(Data to process):
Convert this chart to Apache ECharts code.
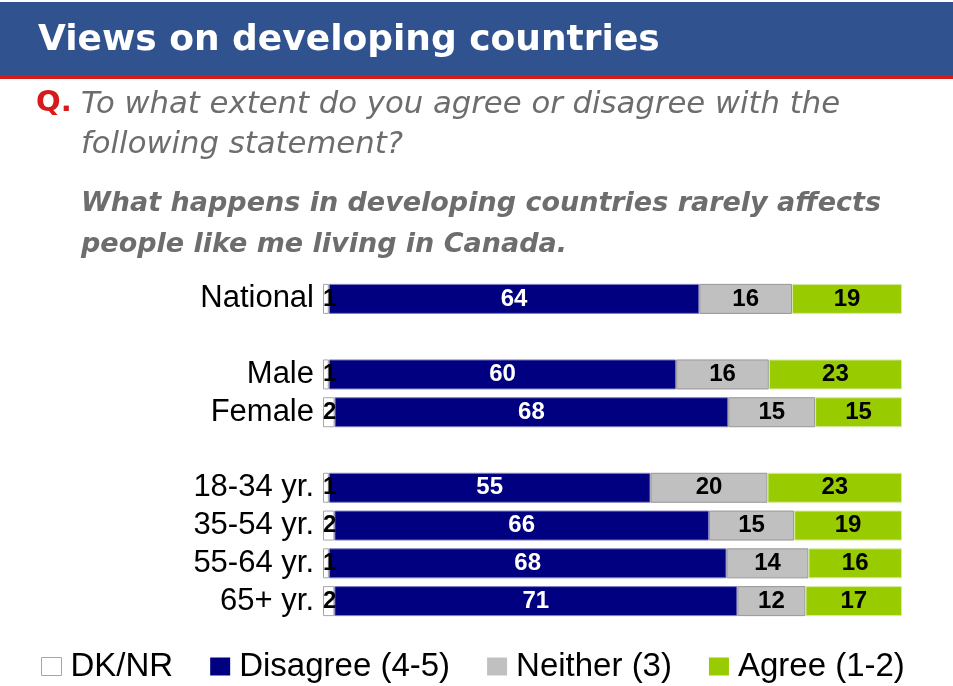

...

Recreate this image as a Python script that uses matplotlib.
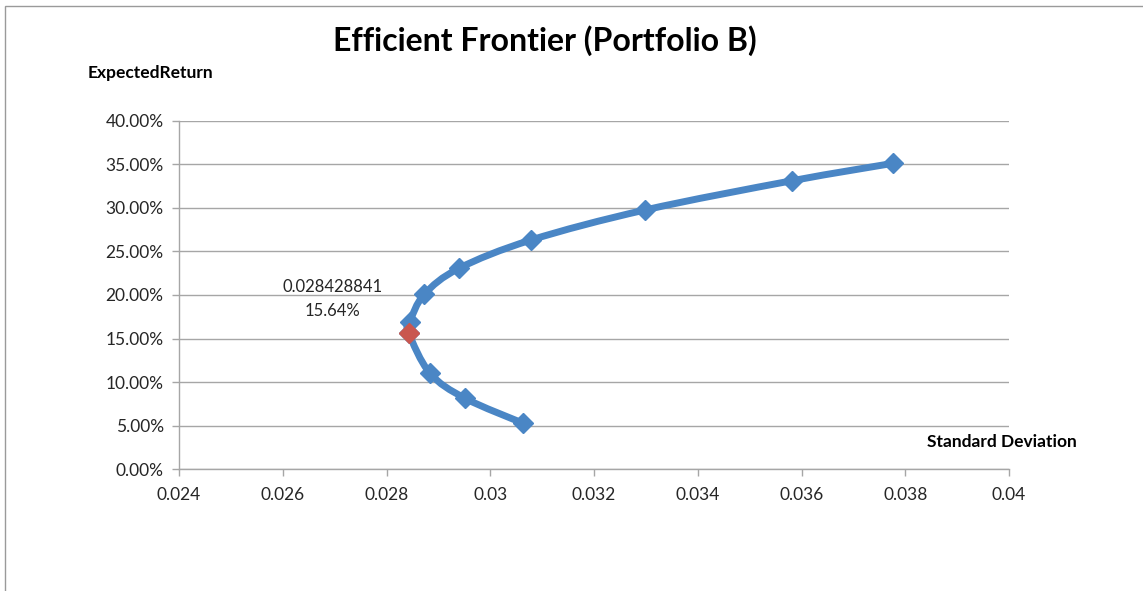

--

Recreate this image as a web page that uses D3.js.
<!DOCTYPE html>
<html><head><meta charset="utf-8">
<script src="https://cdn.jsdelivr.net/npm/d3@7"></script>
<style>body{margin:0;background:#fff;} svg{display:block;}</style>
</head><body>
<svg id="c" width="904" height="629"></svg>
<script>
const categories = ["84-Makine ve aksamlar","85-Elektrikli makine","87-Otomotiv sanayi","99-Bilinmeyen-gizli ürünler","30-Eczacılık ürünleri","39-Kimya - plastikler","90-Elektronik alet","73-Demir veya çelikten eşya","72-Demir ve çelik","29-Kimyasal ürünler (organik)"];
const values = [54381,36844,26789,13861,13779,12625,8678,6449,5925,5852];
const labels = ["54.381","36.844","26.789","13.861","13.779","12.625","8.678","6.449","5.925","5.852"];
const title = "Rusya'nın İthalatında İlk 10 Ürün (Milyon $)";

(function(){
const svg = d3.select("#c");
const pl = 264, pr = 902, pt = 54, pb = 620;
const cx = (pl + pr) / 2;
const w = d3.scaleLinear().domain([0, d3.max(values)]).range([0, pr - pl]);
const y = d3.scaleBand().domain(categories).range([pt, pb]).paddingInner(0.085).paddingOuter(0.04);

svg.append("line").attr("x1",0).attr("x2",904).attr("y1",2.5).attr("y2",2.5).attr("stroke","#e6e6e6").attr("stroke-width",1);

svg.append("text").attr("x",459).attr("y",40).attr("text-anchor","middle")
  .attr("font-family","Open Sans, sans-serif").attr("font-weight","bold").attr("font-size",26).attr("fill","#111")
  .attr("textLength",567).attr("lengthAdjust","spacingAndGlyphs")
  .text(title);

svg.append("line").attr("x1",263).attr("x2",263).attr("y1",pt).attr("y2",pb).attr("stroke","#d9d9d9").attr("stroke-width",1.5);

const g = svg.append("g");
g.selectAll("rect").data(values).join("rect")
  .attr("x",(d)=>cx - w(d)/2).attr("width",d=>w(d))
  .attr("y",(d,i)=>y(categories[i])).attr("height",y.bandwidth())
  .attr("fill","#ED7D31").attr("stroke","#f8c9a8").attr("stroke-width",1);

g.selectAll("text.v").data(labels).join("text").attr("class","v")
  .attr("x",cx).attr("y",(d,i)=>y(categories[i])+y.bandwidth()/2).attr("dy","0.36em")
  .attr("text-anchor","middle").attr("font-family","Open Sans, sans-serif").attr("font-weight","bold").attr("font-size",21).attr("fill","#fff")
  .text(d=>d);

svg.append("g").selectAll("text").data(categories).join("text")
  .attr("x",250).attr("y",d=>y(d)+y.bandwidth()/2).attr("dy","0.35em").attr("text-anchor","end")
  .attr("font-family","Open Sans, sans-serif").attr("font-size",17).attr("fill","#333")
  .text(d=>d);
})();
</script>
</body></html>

(Work to complete): Within the listing above, copy each line that has the string "uses".

(Worked answer):
Recreate this image as a Python script that uses matplotlib.
Recreate this image as a web page that uses D3.js.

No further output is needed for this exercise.